## [Written request]
Transcribe all of the material below word for word and leave out its pictures.

==================================================

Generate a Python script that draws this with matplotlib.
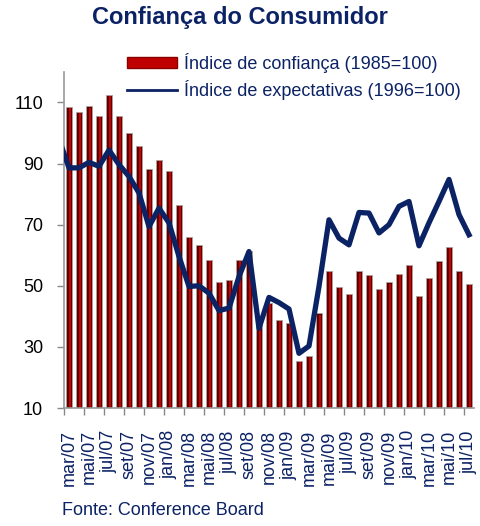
import matplotlib
matplotlib.use("Agg")
import matplotlib.pyplot as plt
from matplotlib.lines import Line2D
from matplotlib.patches import Patch
import numpy as np

plt.rcParams['font.family'] = ['Liberation Sans', 'DejaVu Sans']

months = ["mar/07","abr/07","mai/07","jun/07","jul/07","ago/07","set/07","out/07","nov/07","dez/07",
          "jan/08","fev/08","mar/08","abr/08","mai/08","jun/08","jul/08","ago/08","set/08","out/08",
          "nov/08","dez/08","jan/09","fev/09","mar/09","abr/09","mai/09","jun/09","jul/09","ago/09",
          "set/09","out/09","nov/09","dez/09","jan/10","fev/10","mar/10","abr/10","mai/10","jun/10","jul/10"]

confianca = [108.6, 106.8, 108.7, 105.7, 112.4, 105.7, 99.9, 95.7, 88.1, 91.1,
             87.7, 76.6, 66.1, 63.2, 58.6, 51.4, 52.0, 58.5, 61.4, 38.8,
             44.3, 38.9, 37.8, 25.4, 27.1, 41.0, 55.0, 49.7, 47.4, 54.7,
             53.6, 49.0, 51.1, 54.0, 56.9, 46.7, 52.6, 58.0, 62.8, 54.7, 50.7]

# first value is fev/07 (outside the visible axis range)
expectativas = [98.0,
                88.6, 88.6, 90.4, 89.1, 94.4, 89.7, 85.8, 80.4, 69.4, 75.4,
                70.6, 59.6, 49.8, 50.0, 47.6, 41.9, 42.7, 53.0, 61.2, 36.1,
                46.2, 44.5, 42.4, 27.9, 30.3, 49.8, 71.6, 65.6, 63.4, 74.0,
                73.8, 67.3, 70.0, 76.0, 77.6, 63.1, 70.6, 77.6, 84.8, 73.3, 66.7]

yticks = [10, 30, 50, 70, 90, 110]

navy = '#0b2265'
fig = plt.figure(figsize=(4.8, 5.26), dpi=100)
ax = fig.add_axes([0.1333, 0.2243, 0.8542, 0.6390])

x = np.arange(len(months))
ax.bar(x, np.array(confianca) - 10, bottom=10, width=0.6, color='#5a0000',
       edgecolor='#b0a0a0', linewidth=0.6, zorder=2)
ax.bar(x + 0.07, np.array(confianca) - 10.4, bottom=10, width=0.2, color='#c80000',
       linewidth=0, zorder=2)

xe = np.arange(-1, len(months))
ax.plot(xe, expectativas, color=navy, lw=3.8, solid_joinstyle='round', zorder=3, clip_on=True)

ax.set_xlim(-0.5, len(months) - 0.5)
ax.set_ylim(10, 120)
ax.set_yticks(yticks)
ax.tick_params(axis='y', labelsize=13, colors='#888888', labelcolor='black', length=5, width=1, pad=10)

ax.set_xticks(np.arange(-0.5, len(months) - 0.5, 2))
ax.set_xticklabels([])
ax.set_xticks(x[::2], minor=True)
ax.set_xticklabels(months[::2], minor=True, rotation=90, fontsize=13, color=navy)
ax.tick_params(axis='x', which='major', colors='#888888', length=5, width=1)
ax.tick_params(axis='x', which='minor', length=0, pad=16)
for lab in ax.get_xticklabels(minor=True):
    lab.set_horizontalalignment('center')

for s in ['top', 'right']:
    ax.spines[s].set_visible(False)
for s in ['left', 'bottom']:
    ax.spines[s].set_color('#999999')
    ax.spines[s].set_linewidth(1.2)

handles = [Patch(facecolor='#c00000', edgecolor='#8a0000', linewidth=1),
           Line2D([0], [0], color=navy, lw=2)]
labels = ["Índice de confiança (1985=100)", "Índice de expectativas (1996=100)"]
fig.legend(handles, labels, loc='upper left', bbox_to_anchor=(0.264, 0.899), frameon=False,
           fontsize=13, labelcolor=navy, handlelength=2.8, handleheight=0.55,
           handletextpad=0.4, labelspacing=0.38, borderaxespad=0, borderpad=0)

fig.text(0.5, 0.966, "Confiança do Consumidor", ha='center', va='center',
         fontsize=17, fontweight='bold', color=navy)
fig.text(0.129, 0.03, "Fonte: Conference Board", ha='left', va='center',
         fontsize=13, color=navy)

fig.savefig("out.png", dpi=100)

==================================================

## [Task output]
Generate a Python script that draws this with matplotlib.
import matplotlib
matplotlib.use("Agg")
import matplotlib.pyplot as plt
from matplotlib.lines import Line2D
from matplotlib.patches import Patch
import numpy as np

plt.rcParams['font.family'] = ['Liberation Sans', 'DejaVu Sans']

months = ["mar/07","abr/07","mai/07","jun/07","jul/07","ago/07","set/07","out/07","nov/07","dez/07",
          "jan/08","fev/08","mar/08","abr/08","mai/08","jun/08","jul/08","ago/08","set/08","out/08",
          "nov/08","dez/08","jan/09","fev/09","mar/09","abr/09","mai/09","jun/09","jul/09","ago/09",
          "set/09","out/09","nov/09","dez/09","jan/10","fev/10","mar/10","abr/10","mai/10","jun/10","jul/10"]

confianca = [108.6, 106.8, 108.7, 105.7, 112.4, 105.7, 99.9, 95.7, 88.1, 91.1,
             87.7, 76.6, 66.1, 63.2, 58.6, 51.4, 52.0, 58.5, 61.4, 38.8,
             44.3, 38.9, 37.8, 25.4, 27.1, 41.0, 55.0, 49.7, 47.4, 54.7,
             53.6, 49.0, 51.1, 54.0, 56.9, 46.7, 52.6, 58.0, 62.8, 54.7, 50.7]

# first value is fev/07 (outside the visible axis range)
expectativas = [98.0,
                88.6, 88.6, 90.4, 89.1, 94.4, 89.7, 85.8, 80.4, 69.4, 75.4,
                70.6, 59.6, 49.8, 50.0, 47.6, 41.9, 42.7, 53.0, 61.2, 36.1,
                46.2, 44.5, 42.4, 27.9, 30.3, 49.8, 71.6, 65.6, 63.4, 74.0,
                73.8, 67.3, 70.0, 76.0, 77.6, 63.1, 70.6, 77.6, 84.8, 73.3, 66.7]

yticks = [10, 30, 50, 70, 90, 110]

navy = '#0b2265'
fig = plt.figure(figsize=(4.8, 5.26), dpi=100)
ax = fig.add_axes([0.1333, 0.2243, 0.8542, 0.6390])

x = np.arange(len(months))
ax.bar(x, np.array(confianca) - 10, bottom=10, width=0.6, color='#5a0000',
       edgecolor='#b0a0a0', linewidth=0.6, zorder=2)
ax.bar(x + 0.07, np.array(confianca) - 10.4, bottom=10, width=0.2, color='#c80000',
       linewidth=0, zorder=2)

xe = np.arange(-1, len(months))
ax.plot(xe, expectativas, color=navy, lw=3.8, solid_joinstyle='round', zorder=3, clip_on=True)

ax.set_xlim(-0.5, len(months) - 0.5)
ax.set_ylim(10, 120)
ax.set_yticks(yticks)
ax.tick_params(axis='y', labelsize=13, colors='#888888', labelcolor='black', length=5, width=1, pad=10)

ax.set_xticks(np.arange(-0.5, len(months) - 0.5, 2))
ax.set_xticklabels([])
ax.set_xticks(x[::2], minor=True)
ax.set_xticklabels(months[::2], minor=True, rotation=90, fontsize=13, color=navy)
ax.tick_params(axis='x', which='major', colors='#888888', length=5, width=1)
ax.tick_params(axis='x', which='minor', length=0, pad=16)
for lab in ax.get_xticklabels(minor=True):
    lab.set_horizontalalignment('center')

for s in ['top', 'right']:
    ax.spines[s].set_visible(False)
for s in ['left', 'bottom']:
    ax.spines[s].set_color('#999999')
    ax.spines[s].set_linewidth(1.2)

handles = [Patch(facecolor='#c00000', edgecolor='#8a0000', linewidth=1),
           Line2D([0], [0], color=navy, lw=2)]
labels = ["Índice de confiança (1985=100)", "Índice de expectativas (1996=100)"]
fig.legend(handles, labels, loc='upper left', bbox_to_anchor=(0.264, 0.899), frameon=False,
           fontsize=13, labelcolor=navy, handlelength=2.8, handleheight=0.55,
           handletextpad=0.4, labelspacing=0.38, borderaxespad=0, borderpad=0)

fig.text(0.5, 0.966, "Confiança do Consumidor", ha='center', va='center',
         fontsize=17, fontweight='bold', color=navy)
fig.text(0.129, 0.03, "Fonte: Conference Board", ha='left', va='center',
         fontsize=13, color=navy)

fig.savefig("out.png", dpi=100)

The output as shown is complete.